===== DATA

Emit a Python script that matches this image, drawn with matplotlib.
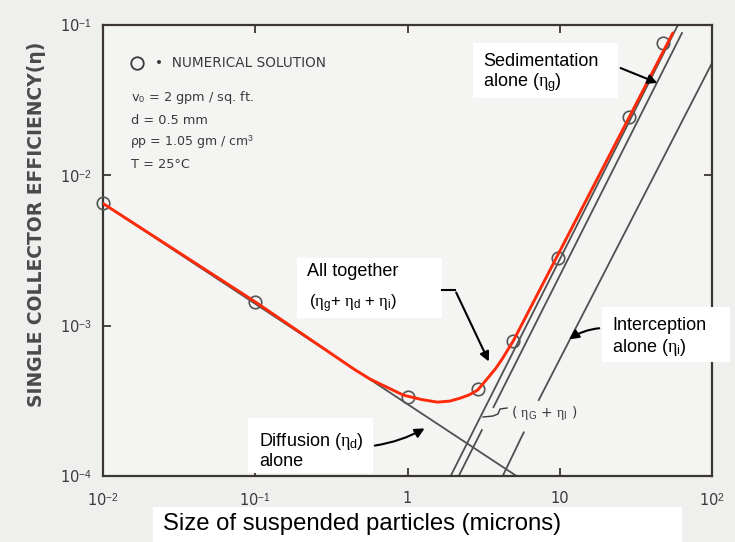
import matplotlib
matplotlib.use("Agg")
import matplotlib.pyplot as plt
from matplotlib.lines import Line2D
from matplotlib.patches import Rectangle, FancyArrowPatch

plt.rcParams['mathtext.fontset'] = 'custom'
plt.rcParams['mathtext.rm'] = 'Liberation Sans'
plt.rcParams['mathtext.it'] = 'Liberation Serif'
plt.rcParams['mathtext.bf'] = 'Liberation Sans:bold'

# ---------------- data ----------------
# numerical solution points
circ_d = [0.01, 0.1, 1.0, 2.9, 4.9, 9.8, 28.4, 48.0]
circ_eta = [6.5e-3, 1.44e-3, 3.35e-4, 3.8e-4, 7.9e-4, 2.8e-3, 2.44e-2, 7.6e-2]

# all together (red curve)
total_d = [0.01, 0.1, 0.45, 0.571, 0.75, 0.94, 1.25, 1.57, 1.9, 2.23, 2.55, 2.89, 3.41, 3.8,
           4.22, 4.98, 55.3]
total_eta = [6.5e-3, 1.44e-3, 5.1e-4, 4.4e-4, 3.85e-4, 3.45e-4, 3.22e-4, 3.10e-4, 3.15e-4,
             3.30e-4, 3.47e-4, 3.73e-4, 4.55e-4, 5.2e-4, 6.08e-4, 8.0e-4, 8.85e-2]

# diffusion alone
diff_d = [0.01, 5.2]
diff_eta = [6.5e-3, 1.0e-4]

# eta_G + eta_I
gi_d = [1.92, 59.7]
gi_eta = [1.0e-4, 0.1]

# sedimentation alone (two pieces, gap at label)
sed_d1 = [2.17, 3.08]
sed_eta1 = [1.0e-4, 2.02e-4]
sed_d2 = [3.67, 63.5]
sed_eta2 = [2.87e-4, 8.85e-2]

# interception alone (two pieces, gap at label)
int_d1 = [4.22, 5.8]
int_eta1 = [1.0e-4, 1.95e-4]
int_d2 = [7.28, 100.0]
int_eta2 = [3.2e-4, 5.58e-2]

xticks = [0.01, 0.1, 1, 10, 100]
xticklabels = ['10$^{-2}$', '10$^{-1}$', '1', '10', '10$^{2}$']
yticks = [1e-4, 1e-3, 1e-2, 1e-1]
yticklabels = ['10$^{-4}$', '10$^{-3}$', '10$^{-2}$', '10$^{-1}$']

# ---------------- figure ----------------
W, H = 735, 542
fig = plt.figure(figsize=(W / 100, H / 100), dpi=100)
fig.patch.set_facecolor('#efefee')


def F(x, y):
    return (x / W, 1 - y / H)


ax = fig.add_axes([103 / W, 1 - 476 / H, (712 - 103) / W, (476 - 25) / H])
ax.set_facecolor('#f4f4f3')
ax.set_xscale('log')
ax.set_yscale('log')
ax.set_xlim(0.01, 100)
ax.set_ylim(1e-4, 0.1)
for s in ax.spines.values():
    s.set_color('#3b3631')
    s.set_linewidth(1.6)

ax.set_xticks(xticks)
ax.set_xticklabels(xticklabels)
ax.set_yticks(yticks)
ax.set_yticklabels(yticklabels)
ax.minorticks_off()
ax.tick_params(which='major', direction='in', length=6, width=1.3, color='#3b3631',
               top=True, right=True, labelsize=10.5, labelcolor='#3a3a3a')
ax.tick_params(axis='x', pad=11)
ax.tick_params(axis='y', pad=8)

lc = '#505050'
ax.plot(diff_d, diff_eta, color=lc, lw=1.3)
ax.plot(gi_d, gi_eta, color=lc, lw=1.3)
ax.plot(sed_d1, sed_eta1, color=lc, lw=1.3)
ax.plot(sed_d2, sed_eta2, color=lc, lw=1.3)
ax.plot(int_d1, int_eta1, color=lc, lw=1.3)
ax.plot(int_d2, int_eta2, color=lc, lw=1.3)
ax.plot(circ_d, circ_eta, linestyle='none', marker='o', ms=9, mfc='none', mec='#555555',
        mew=1.2, clip_on=False, zorder=4)
ax.plot(total_d, total_eta, color='#ff2a0a', lw=2.1, zorder=5, solid_capstyle='round',
        solid_joinstyle='round')

# original printed annotations
tc = '#3a3a3a'
fig.add_artist(Line2D([F(137, 63)[0]], [F(137, 63)[1]], marker='o', ms=9, mfc='none',
                      mec=tc, mew=1.3, transform=fig.transFigure))
fig.text(*F(155, 63), '\u2022  NUMERICAL SOLUTION', fontsize=9.8, color=tc, va='center')
fig.text(*F(131, 97), 'v$_0$ = 2 gpm / sq. ft.', fontsize=9.3, color=tc, va='center')
fig.text(*F(131, 120), 'd = 0.5 mm', fontsize=9.3, color=tc, va='center')
fig.text(*F(130, 142), '\u03c1p = 1.05 gm / cm$^3$', fontsize=9.0, color=tc, va='center')
fig.text(*F(131, 164), 'T = 25\u00b0C', fontsize=9.3, color=tc, va='center')
fig.text(*F(511, 413), r'( $\eta_{\rm G}$ + $\eta_{\rm I}$ )', fontsize=10, color=tc, va='center')
fig.add_artist(Line2D([483 / W, 493 / W, 498 / W, 500 / W, 507 / W],
                      [1 - 417 / H, 1 - 416 / H, 1 - 414 / H, 1 - 409 / H, 1 - 408 / H],
                      color=tc, lw=1.0, transform=fig.transFigure))

fig.text(*F(37, 224), 'SINGLE COLLECTOR EFFICIENCY(\u03b7)', rotation=90, fontsize=13.5,
         fontweight='bold', color='#4a4a4a', ha='center', va='center')


# ---------------- overlay boxes ----------------
def box(x0, y0, x1, y1):
    fig.add_artist(Rectangle(F(x0, y1), (x1 - x0) / W, (y1 - y0) / H, transform=fig.transFigure,
                             facecolor='white', edgecolor='none', zorder=10))


box(473, 43, 618, 98)
fig.text(*F(483, 62), 'Sedimentation', fontsize=13, family='Liberation Sans', va='center', zorder=11)
fig.text(*F(483, 83), r'alone ($\eta_{\rm g}$)', fontsize=13, family='Liberation Sans', va='center', zorder=11)

box(297, 258, 442, 318)
fig.text(*F(307, 271), 'All together', fontsize=13, family='Liberation Sans', va='center', zorder=11)
fig.text(*F(309, 304), r'($\eta_{\rm g}$+ $\eta_{\rm d}$ + $\eta_{\rm i}$)', fontsize=12,
         family='Liberation Sans', va='center', zorder=11)

box(602, 307, 730, 362)
fig.text(*F(612, 325), 'Interception', fontsize=13, family='Liberation Sans', va='center', zorder=11)
fig.text(*F(612, 347), r'alone ($\eta_{\rm i}$)', fontsize=13, family='Liberation Sans', va='center', zorder=11)

box(248, 418, 373, 473)
fig.text(*F(259, 441), r'Diffusion ($\eta_{\rm d}$)', fontsize=13, family='Liberation Sans', va='center', zorder=11)
fig.text(*F(259, 462), 'alone', fontsize=13, family='Liberation Sans', va='center', zorder=11)

box(153, 507, 682, 542)
fig.text(*F(163, 524), 'Size of suspended particles (microns)', fontsize=17.2,
         family='Liberation Sans', va='center', zorder=11)

# arrows
ak = dict(arrowstyle='-|>', color='black', lw=1.5, mutation_scale=14)


def arrow(p0, p1, rad=0.0):
    fig.add_artist(FancyArrowPatch(F(*p0), F(*p1), transform=fig.transFigure,
                                   connectionstyle=f'arc3,rad={rad}', zorder=12, **ak))


fig.add_artist(Line2D([442 / W, 455 / W], [1 - 290 / H, 1 - 290 / H], color='black', lw=1.5,
                      transform=fig.transFigure, zorder=12))
arrow((455, 290), (490, 364))
arrow((618, 67), (660, 84))
arrow((602, 328), (567, 341), rad=0.15)
arrow((372, 446), (427, 427), rad=0.1)

fig.savefig('out.png', dpi=100, facecolor=fig.get_facecolor())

==========

All of the material above should be reproduced exactly, except the pictures.

Emit a Python script that matches this image, drawn with matplotlib.
import matplotlib
matplotlib.use("Agg")
import matplotlib.pyplot as plt
from matplotlib.lines import Line2D
from matplotlib.patches import Rectangle, FancyArrowPatch

plt.rcParams['mathtext.fontset'] = 'custom'
plt.rcParams['mathtext.rm'] = 'Liberation Sans'
plt.rcParams['mathtext.it'] = 'Liberation Serif'
plt.rcParams['mathtext.bf'] = 'Liberation Sans:bold'

# ---------------- data ----------------
# numerical solution points
circ_d = [0.01, 0.1, 1.0, 2.9, 4.9, 9.8, 28.4, 48.0]
circ_eta = [6.5e-3, 1.44e-3, 3.35e-4, 3.8e-4, 7.9e-4, 2.8e-3, 2.44e-2, 7.6e-2]

# all together (red curve)
total_d = [0.01, 0.1, 0.45, 0.571, 0.75, 0.94, 1.25, 1.57, 1.9, 2.23, 2.55, 2.89, 3.41, 3.8,
           4.22, 4.98, 55.3]
total_eta = [6.5e-3, 1.44e-3, 5.1e-4, 4.4e-4, 3.85e-4, 3.45e-4, 3.22e-4, 3.10e-4, 3.15e-4,
             3.30e-4, 3.47e-4, 3.73e-4, 4.55e-4, 5.2e-4, 6.08e-4, 8.0e-4, 8.85e-2]

# diffusion alone
diff_d = [0.01, 5.2]
diff_eta = [6.5e-3, 1.0e-4]

# eta_G + eta_I
gi_d = [1.92, 59.7]
gi_eta = [1.0e-4, 0.1]

# sedimentation alone (two pieces, gap at label)
sed_d1 = [2.17, 3.08]
sed_eta1 = [1.0e-4, 2.02e-4]
sed_d2 = [3.67, 63.5]
sed_eta2 = [2.87e-4, 8.85e-2]

# interception alone (two pieces, gap at label)
int_d1 = [4.22, 5.8]
int_eta1 = [1.0e-4, 1.95e-4]
int_d2 = [7.28, 100.0]
int_eta2 = [3.2e-4, 5.58e-2]

xticks = [0.01, 0.1, 1, 10, 100]
xticklabels = ['10$^{-2}$', '10$^{-1}$', '1', '10', '10$^{2}$']
yticks = [1e-4, 1e-3, 1e-2, 1e-1]
yticklabels = ['10$^{-4}$', '10$^{-3}$', '10$^{-2}$', '10$^{-1}$']

# ---------------- figure ----------------
W, H = 735, 542
fig = plt.figure(figsize=(W / 100, H / 100), dpi=100)
fig.patch.set_facecolor('#efefee')


def F(x, y):
    return (x / W, 1 - y / H)


ax = fig.add_axes([103 / W, 1 - 476 / H, (712 - 103) / W, (476 - 25) / H])
ax.set_facecolor('#f4f4f3')
ax.set_xscale('log')
ax.set_yscale('log')
ax.set_xlim(0.01, 100)
ax.set_ylim(1e-4, 0.1)
for s in ax.spines.values():
    s.set_color('#3b3631')
    s.set_linewidth(1.6)

ax.set_xticks(xticks)
ax.set_xticklabels(xticklabels)
ax.set_yticks(yticks)
ax.set_yticklabels(yticklabels)
ax.minorticks_off()
ax.tick_params(which='major', direction='in', length=6, width=1.3, color='#3b3631',
               top=True, right=True, labelsize=10.5, labelcolor='#3a3a3a')
ax.tick_params(axis='x', pad=11)
ax.tick_params(axis='y', pad=8)

lc = '#505050'
ax.plot(diff_d, diff_eta, color=lc, lw=1.3)
ax.plot(gi_d, gi_eta, color=lc, lw=1.3)
ax.plot(sed_d1, sed_eta1, color=lc, lw=1.3)
ax.plot(sed_d2, sed_eta2, color=lc, lw=1.3)
ax.plot(int_d1, int_eta1, color=lc, lw=1.3)
ax.plot(int_d2, int_eta2, color=lc, lw=1.3)
ax.plot(circ_d, circ_eta, linestyle='none', marker='o', ms=9, mfc='none', mec='#555555',
        mew=1.2, clip_on=False, zorder=4)
ax.plot(total_d, total_eta, color='#ff2a0a', lw=2.1, zorder=5, solid_capstyle='round',
        solid_joinstyle='round')

# original printed annotations
tc = '#3a3a3a'
fig.add_artist(Line2D([F(137, 63)[0]], [F(137, 63)[1]], marker='o', ms=9, mfc='none',
                      mec=tc, mew=1.3, transform=fig.transFigure))
fig.text(*F(155, 63), '\u2022  NUMERICAL SOLUTION', fontsize=9.8, color=tc, va='center')
fig.text(*F(131, 97), 'v$_0$ = 2 gpm / sq. ft.', fontsize=9.3, color=tc, va='center')
fig.text(*F(131, 120), 'd = 0.5 mm', fontsize=9.3, color=tc, va='center')
fig.text(*F(130, 142), '\u03c1p = 1.05 gm / cm$^3$', fontsize=9.0, color=tc, va='center')
fig.text(*F(131, 164), 'T = 25\u00b0C', fontsize=9.3, color=tc, va='center')
fig.text(*F(511, 413), r'( $\eta_{\rm G}$ + $\eta_{\rm I}$ )', fontsize=10, color=tc, va='center')
fig.add_artist(Line2D([483 / W, 493 / W, 498 / W, 500 / W, 507 / W],
                      [1 - 417 / H, 1 - 416 / H, 1 - 414 / H, 1 - 409 / H, 1 - 408 / H],
                      color=tc, lw=1.0, transform=fig.transFigure))

fig.text(*F(37, 224), 'SINGLE COLLECTOR EFFICIENCY(\u03b7)', rotation=90, fontsize=13.5,
         fontweight='bold', color='#4a4a4a', ha='center', va='center')


# ---------------- overlay boxes ----------------
def box(x0, y0, x1, y1):
    fig.add_artist(Rectangle(F(x0, y1), (x1 - x0) / W, (y1 - y0) / H, transform=fig.transFigure,
                             facecolor='white', edgecolor='none', zorder=10))


box(473, 43, 618, 98)
fig.text(*F(483, 62), 'Sedimentation', fontsize=13, family='Liberation Sans', va='center', zorder=11)
fig.text(*F(483, 83), r'alone ($\eta_{\rm g}$)', fontsize=13, family='Liberation Sans', va='center', zorder=11)

box(297, 258, 442, 318)
fig.text(*F(307, 271), 'All together', fontsize=13, family='Liberation Sans', va='center', zorder=11)
fig.text(*F(309, 304), r'($\eta_{\rm g}$+ $\eta_{\rm d}$ + $\eta_{\rm i}$)', fontsize=12,
         family='Liberation Sans', va='center', zorder=11)

box(602, 307, 730, 362)
fig.text(*F(612, 325), 'Interception', fontsize=13, family='Liberation Sans', va='center', zorder=11)
fig.text(*F(612, 347), r'alone ($\eta_{\rm i}$)', fontsize=13, family='Liberation Sans', va='center', zorder=11)

box(248, 418, 373, 473)
fig.text(*F(259, 441), r'Diffusion ($\eta_{\rm d}$)', fontsize=13, family='Liberation Sans', va='center', zorder=11)
fig.text(*F(259, 462), 'alone', fontsize=13, family='Liberation Sans', va='center', zorder=11)

box(153, 507, 682, 542)
fig.text(*F(163, 524), 'Size of suspended particles (microns)', fontsize=17.2,
         family='Liberation Sans', va='center', zorder=11)

# arrows
ak = dict(arrowstyle='-|>', color='black', lw=1.5, mutation_scale=14)


def arrow(p0, p1, rad=0.0):
    fig.add_artist(FancyArrowPatch(F(*p0), F(*p1), transform=fig.transFigure,
                                   connectionstyle=f'arc3,rad={rad}', zorder=12, **ak))


fig.add_artist(Line2D([442 / W, 455 / W], [1 - 290 / H, 1 - 290 / H], color='black', lw=1.5,
                      transform=fig.transFigure, zorder=12))
arrow((455, 290), (490, 364))
arrow((618, 67), (660, 84))
arrow((602, 328), (567, 341), rad=0.15)
arrow((372, 446), (427, 427), rad=0.1)

fig.savefig('out.png', dpi=100, facecolor=fig.get_facecolor())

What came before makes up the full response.